Tuesday, May 01, 2018By Nina Shapirshteyn

Aviation accidents are relatively rare compared to accidents involving other means of transportation, such as cars and motorcycles. According to statistics, from 1959 through 2015, approximately 1,525 passenger jet airliner accidents occurred resulting in 29,165 on-board fatalities. While this may seem like a surprisingly large number, it is important to note that deaths from airplane crashes have consistently decreased over time. Indeed there were zero fatalities reported for commercial passenger jets in 2017. As a result, 2017 was declared the safest year on record for the aviation industry.

Despite the good news related to airplane travel last year, aviation accidents do occur on occasion and understanding the major causes of aviation accidents is critical to improving safety standards for air travel. In some cases, crashes are the result of a combination of these factors.

Pilot Error

Pilot error is believed to be responsible for more than 50 percent of airplane crashes. Airplanes are complicated machines and require regular oversight and management. Pilots are ultimately responsible for taking off and landing, reacting quickly to mechanical difficulties, and piloting the airplane through unpredictable situations, such as bad weather. Pilots must also handle a variety of other tasks including maintaining fuel levels and following instructions from air safety control.

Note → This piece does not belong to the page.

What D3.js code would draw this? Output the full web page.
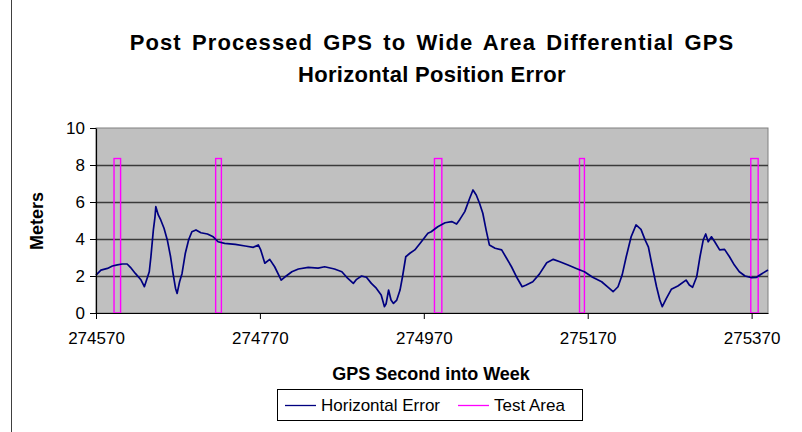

Pilot error refers to any action or lack of action by the pilot that contributes to an accident. In general, there are two types of pilot errors: (i) tactical errors that result from the pilot’s decision-making and can be linked to factors such as fatigue or lack of experience and (ii) operational errors, which are attributed to lapses in training and judgment.

Mechanical Failure

Faulty equipment accounts for approximately 15-20 percent of aircraft crashes. This number has decreased drastically from earlier days of aviation when mechanical errors likely accounted for as many as 80 percent of crashes. Advanced features like improved backup systems and computer technology repeatedly “check” the pilot’s actions and decisions, which has significantly reduced the number of crashes due to mechanical failure. Even so, engine failures still occur and are the most prevalent type of equipment failure.

Poor Weather

Poor weather can be attributed to approximately 15 percent of aviation accidents. Certain weather situations can be particularly dangerous. Lighting can result in electrical malfunctioning or exploding fuel tanks. A pilot’s visibility can also be limited during takeoff and landing by strong winds and severe storms. In the crash of AirAsia flight QZ8501 on a flight from Indonesia to Singapore, thunderstorms with clouds above 50,000 feet were indicated in the region. The weather was determined to be a likely factor in the crash that killed all 162 people aboard.